* **DATA SEGMENT**:
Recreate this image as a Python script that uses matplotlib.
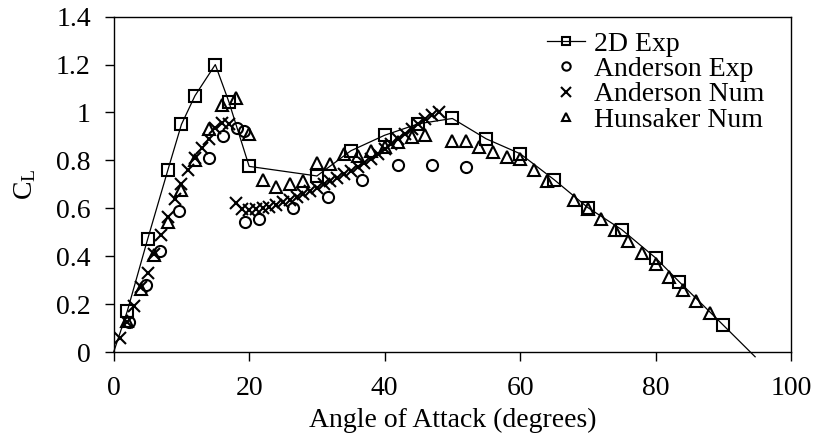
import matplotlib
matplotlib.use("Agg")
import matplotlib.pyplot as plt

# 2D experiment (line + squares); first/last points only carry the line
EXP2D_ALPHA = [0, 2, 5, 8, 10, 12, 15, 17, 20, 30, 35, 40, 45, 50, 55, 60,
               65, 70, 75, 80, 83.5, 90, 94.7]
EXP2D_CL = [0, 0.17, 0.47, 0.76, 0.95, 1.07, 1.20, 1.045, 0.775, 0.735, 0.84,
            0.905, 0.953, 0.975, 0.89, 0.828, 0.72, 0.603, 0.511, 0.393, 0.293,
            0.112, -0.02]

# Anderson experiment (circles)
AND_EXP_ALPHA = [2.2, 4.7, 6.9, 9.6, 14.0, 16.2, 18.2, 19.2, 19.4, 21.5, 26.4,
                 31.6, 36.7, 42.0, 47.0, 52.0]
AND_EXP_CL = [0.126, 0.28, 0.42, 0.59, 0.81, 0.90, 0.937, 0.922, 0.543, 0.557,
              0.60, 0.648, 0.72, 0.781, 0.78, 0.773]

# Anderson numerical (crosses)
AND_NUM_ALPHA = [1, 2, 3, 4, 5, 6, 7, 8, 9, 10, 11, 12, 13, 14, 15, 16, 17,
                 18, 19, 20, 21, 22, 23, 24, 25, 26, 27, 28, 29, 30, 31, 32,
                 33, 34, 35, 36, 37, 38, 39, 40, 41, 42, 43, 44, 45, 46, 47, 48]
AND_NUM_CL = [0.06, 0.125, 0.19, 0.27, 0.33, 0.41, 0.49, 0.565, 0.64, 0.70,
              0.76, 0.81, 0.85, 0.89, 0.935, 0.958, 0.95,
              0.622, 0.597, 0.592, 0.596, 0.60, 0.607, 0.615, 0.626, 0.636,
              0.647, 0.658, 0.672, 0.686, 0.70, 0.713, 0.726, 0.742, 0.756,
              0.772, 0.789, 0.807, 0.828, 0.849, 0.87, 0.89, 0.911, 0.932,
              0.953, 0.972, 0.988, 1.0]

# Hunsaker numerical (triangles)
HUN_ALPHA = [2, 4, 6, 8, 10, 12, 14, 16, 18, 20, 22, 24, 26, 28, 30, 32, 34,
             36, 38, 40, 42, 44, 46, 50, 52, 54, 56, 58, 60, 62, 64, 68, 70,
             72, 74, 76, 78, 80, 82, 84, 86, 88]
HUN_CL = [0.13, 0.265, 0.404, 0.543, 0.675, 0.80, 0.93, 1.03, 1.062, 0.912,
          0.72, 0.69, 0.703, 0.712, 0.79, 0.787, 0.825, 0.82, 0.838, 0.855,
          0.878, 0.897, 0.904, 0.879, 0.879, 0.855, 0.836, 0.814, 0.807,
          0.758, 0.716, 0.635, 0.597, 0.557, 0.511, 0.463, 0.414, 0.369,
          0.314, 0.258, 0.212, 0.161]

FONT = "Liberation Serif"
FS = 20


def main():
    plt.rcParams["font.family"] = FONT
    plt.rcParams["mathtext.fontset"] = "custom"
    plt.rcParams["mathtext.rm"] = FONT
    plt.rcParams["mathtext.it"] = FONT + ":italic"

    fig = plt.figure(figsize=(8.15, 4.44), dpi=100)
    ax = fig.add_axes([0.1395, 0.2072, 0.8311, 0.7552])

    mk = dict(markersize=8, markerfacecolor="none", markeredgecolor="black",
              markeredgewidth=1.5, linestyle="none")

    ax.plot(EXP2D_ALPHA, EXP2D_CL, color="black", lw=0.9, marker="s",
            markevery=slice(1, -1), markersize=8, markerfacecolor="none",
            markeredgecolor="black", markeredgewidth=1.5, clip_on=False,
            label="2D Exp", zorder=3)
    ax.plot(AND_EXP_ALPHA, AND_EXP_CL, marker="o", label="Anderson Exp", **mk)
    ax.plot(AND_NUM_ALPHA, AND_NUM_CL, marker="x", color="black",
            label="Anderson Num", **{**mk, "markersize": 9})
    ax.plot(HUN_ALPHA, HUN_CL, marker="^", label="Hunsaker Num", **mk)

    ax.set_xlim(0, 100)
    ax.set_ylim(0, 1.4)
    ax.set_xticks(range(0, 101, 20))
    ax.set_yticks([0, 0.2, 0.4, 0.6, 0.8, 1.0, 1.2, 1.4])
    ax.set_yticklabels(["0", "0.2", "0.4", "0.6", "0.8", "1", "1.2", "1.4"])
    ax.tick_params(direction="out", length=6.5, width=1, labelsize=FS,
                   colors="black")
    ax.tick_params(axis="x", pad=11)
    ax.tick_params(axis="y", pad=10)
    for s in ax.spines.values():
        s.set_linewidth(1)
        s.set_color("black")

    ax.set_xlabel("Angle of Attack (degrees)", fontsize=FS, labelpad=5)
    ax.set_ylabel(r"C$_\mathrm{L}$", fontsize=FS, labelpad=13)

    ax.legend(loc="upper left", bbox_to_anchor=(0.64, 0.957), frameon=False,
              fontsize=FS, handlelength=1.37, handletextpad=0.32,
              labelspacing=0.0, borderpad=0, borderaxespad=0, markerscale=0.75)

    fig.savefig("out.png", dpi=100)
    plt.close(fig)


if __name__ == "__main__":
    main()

* **THE TASK**: Write out exactly the opening lines of the data, stopping after the line that holds "0.60, 0.648, 0.72, 0.781, 0.78, 0.773]". Exclude pictures.

* **FULL ANSWER**:
Recreate this image as a Python script that uses matplotlib.
import matplotlib
matplotlib.use("Agg")
import matplotlib.pyplot as plt

# 2D experiment (line + squares); first/last points only carry the line
EXP2D_ALPHA = [0, 2, 5, 8, 10, 12, 15, 17, 20, 30, 35, 40, 45, 50, 55, 60,
               65, 70, 75, 80, 83.5, 90, 94.7]
EXP2D_CL = [0, 0.17, 0.47, 0.76, 0.95, 1.07, 1.20, 1.045, 0.775, 0.735, 0.84,
            0.905, 0.953, 0.975, 0.89, 0.828, 0.72, 0.603, 0.511, 0.393, 0.293,
            0.112, -0.02]

# Anderson experiment (circles)
AND_EXP_ALPHA = [2.2, 4.7, 6.9, 9.6, 14.0, 16.2, 18.2, 19.2, 19.4, 21.5, 26.4,
                 31.6, 36.7, 42.0, 47.0, 52.0]
AND_EXP_CL = [0.126, 0.28, 0.42, 0.59, 0.81, 0.90, 0.937, 0.922, 0.543, 0.557,
              0.60, 0.648, 0.72, 0.781, 0.78, 0.773]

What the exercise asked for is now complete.